Professor Emerita of Anthropology
PhD, Columbia University, Anthropology, 1983
Professor Emeritus of Florida International University since 2003, is Professor of Anthropology and Latin American Studies at the University of Maryland. Dr. Chernela received her PhD from the Department of Anthropology, Columbia University, in 1983. After serving as Research Professor at the National Institute of Amazonian Research (INPA) in Brazil, she joined the faculty of Florida International University in 1985. While at FIU, Dr. Chernela taught both undergraduate and graduate anthropology, as well as an overseas studies course in local environmental movements. She has held visiting positions at Georgetown University and the Museu Emilio Goeldi, Belem, Brazil. In 2003 she retired from FIU and joined the faculty of the University of Maryland.
Chernela’s research interests are concerned with meanings and positioning, including the sets of relational meanings known as “identity” and those involved in situating individuals and groups in space. Trained as a cultural anthropologist with a focus on the Amazon region, Chernela has conducted field research in Brazil since 1978. Her most recent research presents the work of women in what she calls the “creation of a culture of talk” in the Northwest Amazon. Chernela’s publications include a book, A Sense of Space: The Wanano Indians of the Brazilian Amazon (1993, 1996), as well as articles in books and journals, including American Anthropologist (2003, 2005) and Journal of Latin American Anthropology (2006).

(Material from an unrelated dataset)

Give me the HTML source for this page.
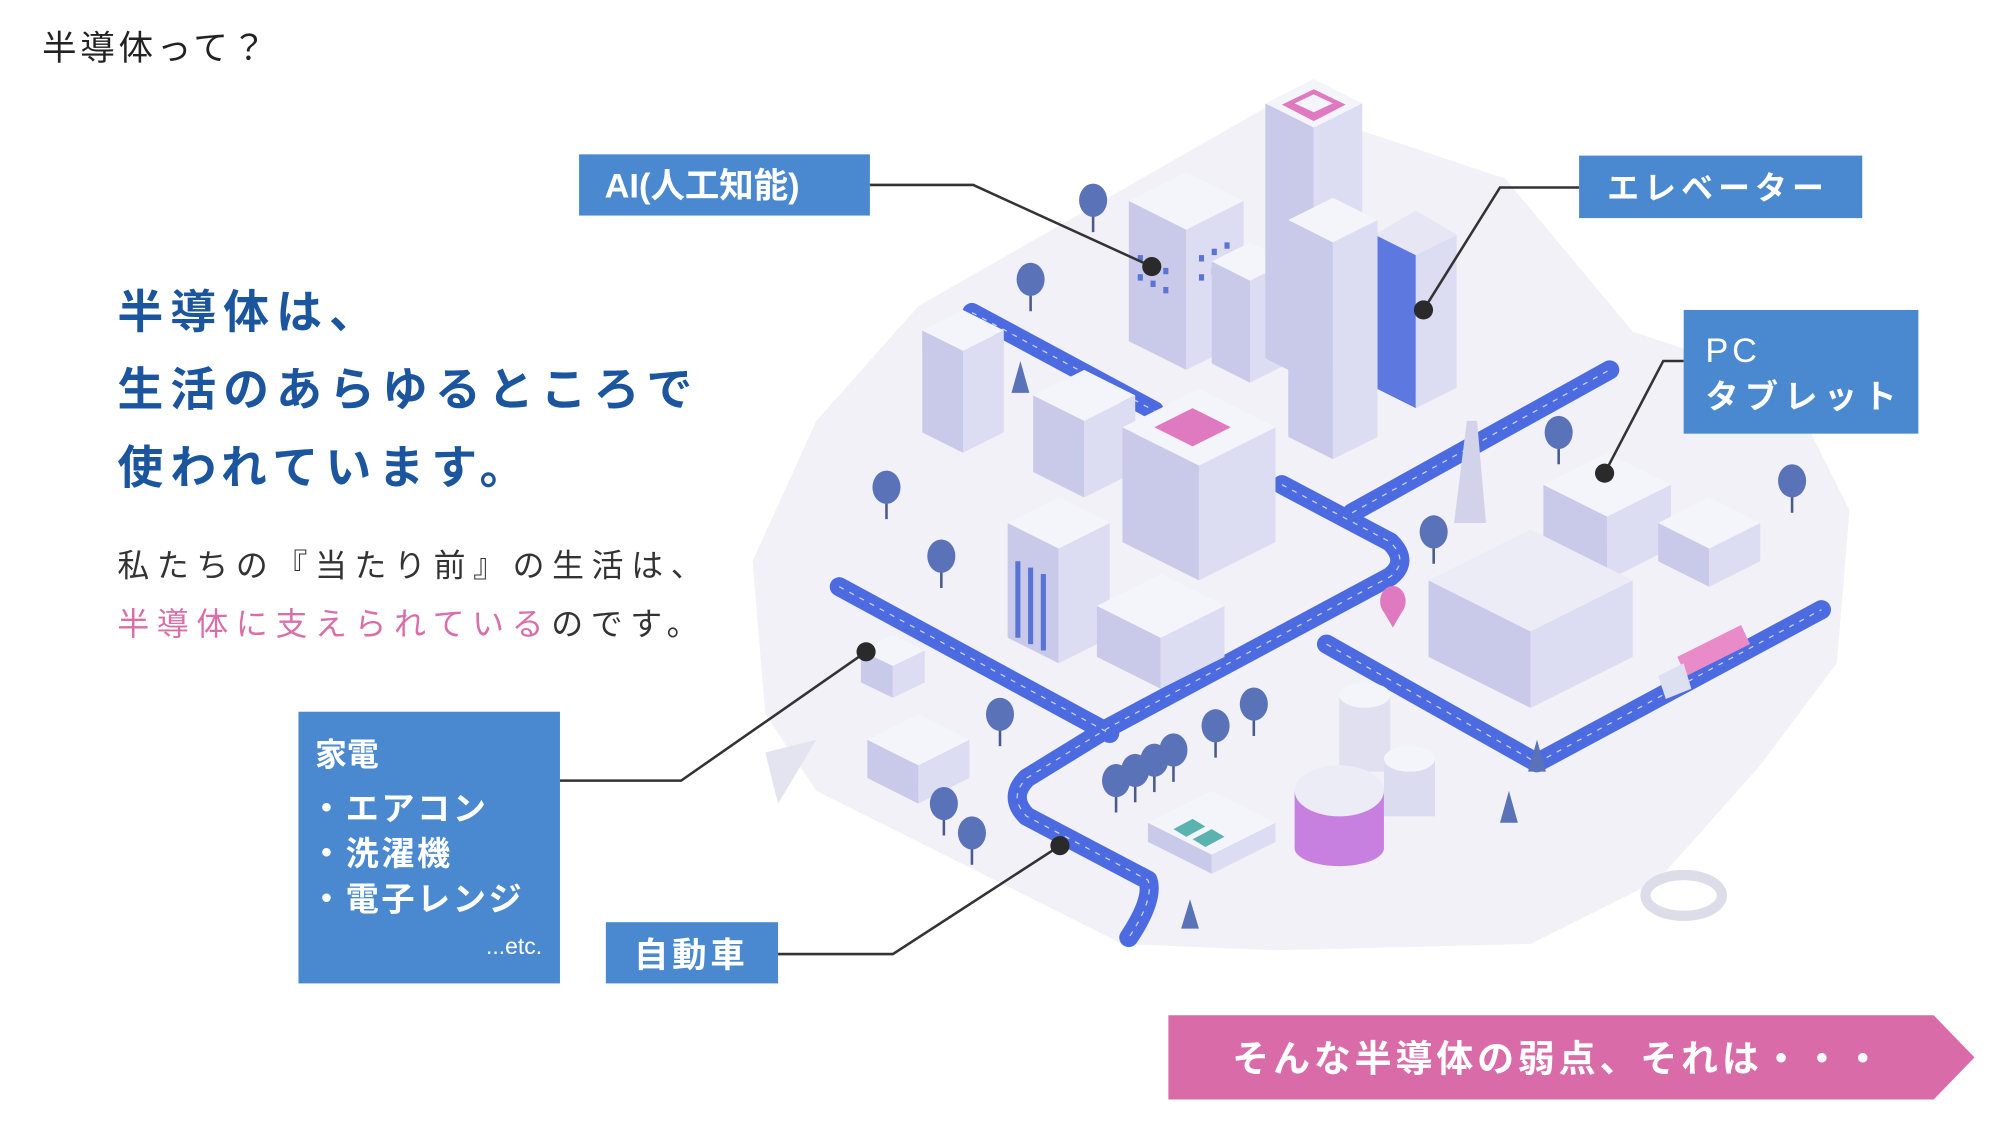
<!DOCTYPE html>
<html><head><meta charset="utf-8"><style>
html,body{margin:0;padding:0;background:#fff;}
svg{display:block;}
text{font-family:"Liberation Sans","Noto Sans CJK JP",sans-serif;}
</style></head><body>
<svg width="2000" height="1125" viewBox="0 0 1568 882" xmlns="http://www.w3.org/2000/svg">
<rect width="1568" height="882" fill="#fff"/>
<!-- ground -->
<path d="M720,240 L1000,80 L1180,140 L1280,260 L1400,300 L1450,400 L1440,520 L1380,600 L1300,690 L1200,740 L1000,745 L880,740 L780,690 L640,620 L600,560 L590,440 L640,330 Z" fill="#f1f1f7"/>
<path d="M600,590 L640,580 L610,630 Z" fill="#e3e4ef"/>
<ellipse cx="1320" cy="702" rx="30" ry="16" fill="none" stroke="#dcdde9" stroke-width="8"/>
<!-- roads -->
<g fill="none" stroke="#4d6be0" stroke-width="15" stroke-linejoin="round" stroke-linecap="round">
<path d="M762,245 L905,322"/>
<path d="M1005,380 L1090,425 Q1105,440 1090,452 L870,570 L805,610 Q790,625 805,640 L900,690 Q905,705 885,735"/>
<path d="M658,460 L870,575"/>
<path d="M1060,402 L1262,290"/>
<path d="M1040,505 L1205,598 L1428,478"/>
</g>
<g fill="none" stroke="#fff" stroke-width="1" stroke-dasharray="4 5" opacity=".7">
<path d="M762,245 L905,322"/>
<path d="M1005,380 L1090,425 Q1105,440 1090,452 L870,570 L805,610 Q790,625 805,640 L900,690 Q905,705 885,735"/>
<path d="M658,460 L870,575"/><path d="M1060,402 L1262,290"/><path d="M1040,505 L1205,598 L1428,478"/>
</g>
<!-- buildings -->
<g stroke="none">
<g><polygon points="723,339 755,355 755,275 723,259" fill="#c9cae9"/><polygon points="755,355 787,339 787,259 755,275" fill="#dcdcf2"/><polygon points="755,275 723,259 755,243 787,259" fill="#f4f4fb"/></g>
<g><polygon points="810,370 850,390 850,330 810,310" fill="#c9cae9"/><polygon points="850,390 890,370 890,310 850,330" fill="#dcdcf2"/><polygon points="850,330 810,310 850,290 890,310" fill="#f4f4fb"/></g>
<g><polygon points="885,267.5 930,290 930,180 885,157.5" fill="#c9cae9"/><polygon points="930,290 975,267.5 975,157.5 930,180" fill="#dcdcf2"/><polygon points="930,180 885,157.5 930,135 975,157.5" fill="#f4f4fb"/></g>
<g fill="#5a74d6"><rect x="892" y="200" width="4" height="5"/><rect x="902" y="205" width="4" height="5"/><rect x="912" y="210" width="4" height="5"/><rect x="892" y="215" width="4" height="5"/><rect x="902" y="220" width="4" height="5"/><rect x="912" y="225" width="4" height="5"/><rect x="940" y="200" width="4" height="5"/><rect x="950" y="195" width="4" height="5"/><rect x="960" y="190" width="4" height="5"/><rect x="940" y="215" width="4" height="5"/><rect x="950" y="210" width="4" height="5"/><rect x="960" y="205" width="4" height="5"/></g>
<g><polygon points="950,285 980,300 980,220 950,205" fill="#c9cae9"/><polygon points="980,300 1010,285 1010,205 980,220" fill="#dcdcf2"/><polygon points="980,220 950,205 980,190 1010,205" fill="#f4f4fb"/></g>
<g><polygon points="992,281 1030,300 1030,100 992,81" fill="#c9cae9"/><polygon points="1030,300 1068,281 1068,81 1030,100" fill="#dcdcf2"/><polygon points="1030,100 992,81 1030,62 1068,81" fill="#f4f4fb"/><polygon points="1030,95 1005,82 1030,70 1055,82" fill="#e07ac0"/><polygon points="1030,88 1015,81 1030,74 1045,81" fill="#f4f4fb"/></g>
<g><polygon points="1078,304 1110,320 1110,200 1078,184" fill="#5d78de"/><polygon points="1110,320 1142,304 1142,184 1110,200" fill="#dcdcf2"/><polygon points="1110,200 1078,184 1110,165 1142,184" fill="#e6e6f5"/></g>
<g><polygon points="1010,342.5 1045,360 1045,190 1010,172.5" fill="#c9cae9"/><polygon points="1045,360 1080,342.5 1080,172.5 1045,190" fill="#dcdcf2"/><polygon points="1045,190 1010,172.5 1045,155 1080,172.5" fill="#f4f4fb"/></g>
<g><polygon points="880,425 940,455 940,365 880,335" fill="#c9cae9"/><polygon points="940,455 1000,425 1000,335 940,365" fill="#dcdcf2"/><polygon points="940,365 880,335 940,305 1000,335" fill="#f4f4fb"/><polygon points="935,350 905,335 935,320 965,335" fill="#e07ac0"/></g>
<g><polygon points="790,500 830,520 830,430 790,410" fill="#c9cae9"/><polygon points="830,520 870,500 870,410 830,430" fill="#dcdcf2"/><polygon points="830,430 790,410 830,390 870,410" fill="#f4f4fb"/></g>
<g fill="#5a74d6"><rect x="796" y="440" width="4" height="60"/><rect x="806" y="445" width="4" height="60"/><rect x="816" y="450" width="4" height="60"/></g>
<g><polygon points="860,515 910,540 910,500 860,475" fill="#c9cae9"/><polygon points="910,540 960,515 960,475 910,500" fill="#dcdcf2"/><polygon points="910,500 860,475 910,450 960,475" fill="#f4f4fb"/></g>
<g><polygon points="1210,430 1260,455 1260,405 1210,380" fill="#c9cae9"/><polygon points="1260,455 1310,430 1310,380 1260,405" fill="#dcdcf2"/><polygon points="1260,405 1210,380 1260,355 1310,380" fill="#f4f4fb"/></g>
<g><polygon points="1300,440 1340,460 1340,430 1300,410" fill="#c9cae9"/><polygon points="1340,460 1380,440 1380,410 1340,430" fill="#dcdcf2"/><polygon points="1340,430 1300,410 1340,390 1380,410" fill="#f4f4fb"/></g>
<g><polygon points="1120,515 1200,555 1200,495 1120,455" fill="#c9cae9"/><polygon points="1200,555 1280,515 1280,455 1200,495" fill="#dcdcf2"/><polygon points="1200,495 1120,455 1200,415 1280,455" fill="#ececf7"/></g>
<g><polygon points="675,535 700,547 700,522 675,510" fill="#c9cae9"/><polygon points="700,547 725,535 725,510 700,522" fill="#dcdcf2"/><polygon points="700,522 675,510 700,498 725,510" fill="#f4f4fb"/></g>
<g><polygon points="680,610 720,630 720,600 680,580" fill="#c9cae9"/><polygon points="720,630 760,610 760,580 720,600" fill="#dcdcf2"/><polygon points="720,600 680,580 720,560 760,580" fill="#f4f4fb"/></g>
<g><polygon points="900,660 950,685 950,670 900,645" fill="#c9cae9"/><polygon points="950,685 1000,660 1000,645 950,670" fill="#dcdcf2"/><polygon points="950,670 900,645 950,620 1000,645" fill="#f4f4fb"/></g>
<g fill="#5bb3b0"><polygon points="920,650 935,642 945,648 930,656"/><polygon points="935,658 950,650 960,656 945,664"/></g>
<polygon points="1140,410 1150,330 1158,330 1165,410" fill="#d2d3ea"/>
<rect x="1050" y="545" width="40" height="60" fill="#e0e0f0"/><ellipse cx="1070" cy="545" rx="20" ry="10" fill="#f4f4fb"/>
<rect x="1085" y="595" width="40" height="45" fill="#dcdcf0"/><ellipse cx="1105" cy="595" rx="20" ry="10" fill="#f4f4fb"/>
<rect x="1015" y="620" width="70" height="45" fill="#c77fe0"/><ellipse cx="1050" cy="665" rx="35" ry="14" fill="#c77fe0"/><ellipse cx="1050" cy="620" rx="35" ry="20" fill="#ececf7"/>
<polygon points="1315,515 1365,490 1372,505 1322,530" fill="#e98bc9"/><polygon points="1300,530 1320,520 1326,540 1306,548" fill="#dde0f0"/>
<path d="M1085,480 a10,12 0 1,1 14,0 l-7,12z" fill="#e07ac0"/>
</g>
<!-- trees -->
<g stroke="#4a5a8a" stroke-width="2">
<line x1="857" y1="157" x2="857" y2="182"/><line x1="808" y1="219" x2="808" y2="244"/><line x1="695" y1="382" x2="695" y2="407"/><line x1="738" y1="436" x2="738" y2="461"/><line x1="784" y1="560" x2="784" y2="585"/><line x1="740" y1="630" x2="740" y2="655"/><line x1="762" y1="653" x2="762" y2="678"/><line x1="875" y1="612" x2="875" y2="637"/><line x1="890" y1="604" x2="890" y2="629"/><line x1="905" y1="596" x2="905" y2="621"/><line x1="920" y1="588" x2="920" y2="613"/><line x1="953" y1="569" x2="953" y2="594"/><line x1="983" y1="552" x2="983" y2="577"/><line x1="1124" y1="417" x2="1124" y2="442"/><line x1="1222" y1="339" x2="1222" y2="364"/><line x1="1405" y1="377" x2="1405" y2="402"/>
</g>
<g fill="#5a73b8">
<ellipse cx="857" cy="157" rx="11" ry="13"/><ellipse cx="808" cy="219" rx="11" ry="13"/><ellipse cx="695" cy="382" rx="11" ry="13"/><ellipse cx="738" cy="436" rx="11" ry="13"/><ellipse cx="784" cy="560" rx="11" ry="13"/><ellipse cx="740" cy="630" rx="11" ry="13"/><ellipse cx="762" cy="653" rx="11" ry="13"/><ellipse cx="875" cy="612" rx="11" ry="13"/><ellipse cx="890" cy="604" rx="11" ry="13"/><ellipse cx="905" cy="596" rx="11" ry="13"/><ellipse cx="920" cy="588" rx="11" ry="13"/><ellipse cx="953" cy="569" rx="11" ry="13"/><ellipse cx="983" cy="552" rx="11" ry="13"/><ellipse cx="1124" cy="417" rx="11" ry="13"/><ellipse cx="1222" cy="339" rx="11" ry="13"/><ellipse cx="1405" cy="377" rx="11" ry="13"/>
<polygon points="933,705 926,728 940,728" /><polygon points="1183,620 1176,645 1190,645"/><polygon points="1205,580 1198,605 1212,605"/><polygon points="800,283 793,308 807,308"/>
</g>
<!-- connectors -->
<g fill="none" stroke="#333" stroke-width="2">
<polyline points="682,145 763,145 903,209"/>
<polyline points="1238,147 1176,147 1116,243"/>
<polyline points="1320,283 1304,283 1258,371"/>
<polyline points="439,612 534,612 679,511"/>
<polyline points="610,748 700,748 831,663"/>
</g>
<g fill="#2a2a2a"><circle cx="903" cy="209" r="7.5"/><circle cx="1116" cy="243" r="7.5"/><circle cx="1258" cy="371" r="7.5"/><circle cx="679" cy="511" r="7.5"/><circle cx="831" cy="663" r="7.5"/></g>
<!-- label boxes -->
<g fill="#4a89d0">
<rect x="454" y="121" width="228" height="48"/>
<rect x="1238" y="122" width="222" height="49"/>
<rect x="1320" y="243" width="184" height="97"/>
<rect x="234" y="558" width="205" height="213"/>
<rect x="475" y="723" width="135" height="48"/>
</g>
<g fill="#fff" font-weight="bold">
<text x="474" y="155" font-size="27">AI(人工知能)</text>
<text x="1260" y="156" font-size="25" letter-spacing="4">エレベーター</text>
<text x="1337" y="284" font-size="27" letter-spacing="3" font-weight="normal">PC</text>
<text x="1337" y="320" font-size="26" letter-spacing="5">タブレット</text>
<text x="247" y="600" font-size="25">家電</text>
<text x="243" y="643" font-size="26" letter-spacing="2">・エアコン</text>
<text x="243" y="678" font-size="26" letter-spacing="2">・洗濯機</text>
<text x="243" y="714" font-size="26" letter-spacing="2">・電子レンジ</text>
<text x="425" y="748" font-size="18" text-anchor="end" font-weight="normal">...etc.</text>
<text x="497" y="758" font-size="27" letter-spacing="3">自動車</text>
</g>
<!-- pink arrow -->
<polygon points="916,796 1516,796 1548,829 1516,862 916,862" fill="#d96ca8"/>
<text x="1222" y="840" font-size="29" fill="#fff" font-weight="bold" text-anchor="middle" letter-spacing="3">そんな半導体の弱点、それは・・・</text>
<!-- left texts -->
<text x="33" y="47" font-size="27" fill="#222" letter-spacing="3">半導体って？</text>
<g fill="#1a559e" font-weight="bold" font-size="36" letter-spacing="5.5">
<text x="92" y="257">半導体は、</text>
<text x="92" y="318">生活のあらゆるところで</text>
<text x="92" y="379">使われています。</text>
</g>
<text x="92" y="452" font-size="25" fill="#333" letter-spacing="6">私たちの『当たり前』の生活は、</text>
<text x="92" y="498" font-size="25" letter-spacing="6"><tspan fill="#d86fa8">半導体に支えられている</tspan><tspan fill="#333">のです。</tspan></text>
</svg>
</body></html>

Chernela has served as President of the Society for the Anthropology of Lowland South America (SALSA); Chair of the Committee for Human Rights of the American Anthropological Association (AAA); member of the Executive Committee of the Brazilian Studies Association and member of the Editorial Boards of Hemisphere and of the Journal for Latin American and Caribbean Anthropology. Chernela is founder of the Association for Women of the Upper Rio Negro, AMARN (Associação de Mulheres do Alto Rio Negro, 1982), the first Amerindian women's association in Brazil and its longest-lived Brazilian indigenous organization. Originally founded as a meeting place for indigenous urban domestic laborers, the association is now site of a craft collaborative and a bilingual school.